Mincemeat pies eventually became associated with Christmas. Bakers added three spices to their pies—cinnamon, cloves, and nutmeg—to represent the three gifts the Magi gave the baby Jesus. The pies were also baked into the shape of Jesus’s manger, and a model of the Christ Child was placed on top. People believed that eating a mincemeat pie on each of the 12 Days of Christmas (December 25 to January 6) would bring them good luck.
Over the centuries, the pies grew smaller and rounder, and their filling became less meat heavy, containing ingredients including suet, spices, and dried and brandied fruit. Today, some people still eat mincemeat pie in England—and on December 15 some British scientists fired a meat pie into space—but it’s not commonly seen on Christmas dinner tables in the U.S.
5. Sugar Plums
As a child, you might have been inspired by one of ballet's most famous movements—The Nutcracker's “Dance Of The Sugarplum Fairy"—to wonder what a "sugarplum" actually is. The answer? A hard candy.
Between the 17th and 19th centuries, the term sugarplum was interchangeable with the words dragee or comfit. All referred to a hard, sugary layered candy. Often, the candy contained caraway, cardamom, fennel, ginger, cinnamon, walnut, aniseed, and almond cores. It took time, skill, and special equipment to make these sweets, so they were originally quite expensive and eaten only by wealthy people. Later, innovations in manufacturing made both sugarplums and other candies cheaper, and available for consumption by the masses.

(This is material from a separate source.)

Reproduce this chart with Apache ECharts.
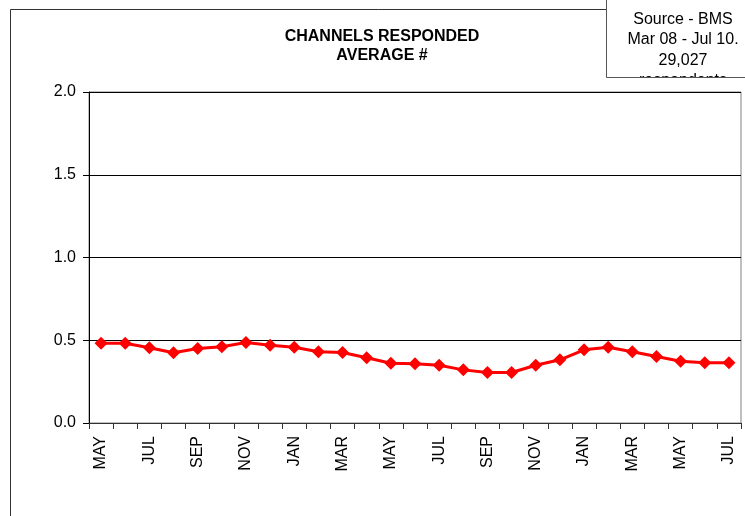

In addition to getting a shout-out in The Nutcracker, sugarplums are also famously mentioned in Clement Clark Moore's anonymously published 1823 poem "A Visit from St. Nicholas," better known as "Twas the Night Before Christmas" after its first line. But today, you're far less likely to see the candies mentioned in a ballet or poem; according to the Oxford English Dictionary, sugarplum is now obsolete.
6. Posset
Long ago, the English enjoyed a predecessor to eggnog called posset, a kind of "wine custard" made from hot milk curdled with hot ale, wine, or sherry, and mixed with sugar and spices. The drink remained common from the Middle Ages until the early 19th century; over time, it disappeared from the culinary landscape.
Throughout the centuries, winter revelers enjoyed variations on the recipe, and eggs were eventually added to the mix. But since milk, eggs, and liquors like sherry and Madeira wine were either expensive or hard to come by, the drink’s popularity dwindled among the masses. Meanwhile, in America, early settlers created their own version of posset, which we today know as eggnog.
In the video above, you can watch Jonathan Townsend, host of YouTube living history channel Jas. Townsend and Son, cook his own version of posset, as adapted from an 18th-century cookbook. His posset has breadcrumbs.
7. Animal Crackers
Ever wondered why boxes of Barnum's Animal Crackers have a string attached to them? According to the most popular story, it was so they could be used as a Christmas ornament. Some doubt that version of events—instead, they say that the handle was there for ease of carrying—but by the 1920s at the latest, Nabisco was definitely advertising that the containers could be festively hung on branches.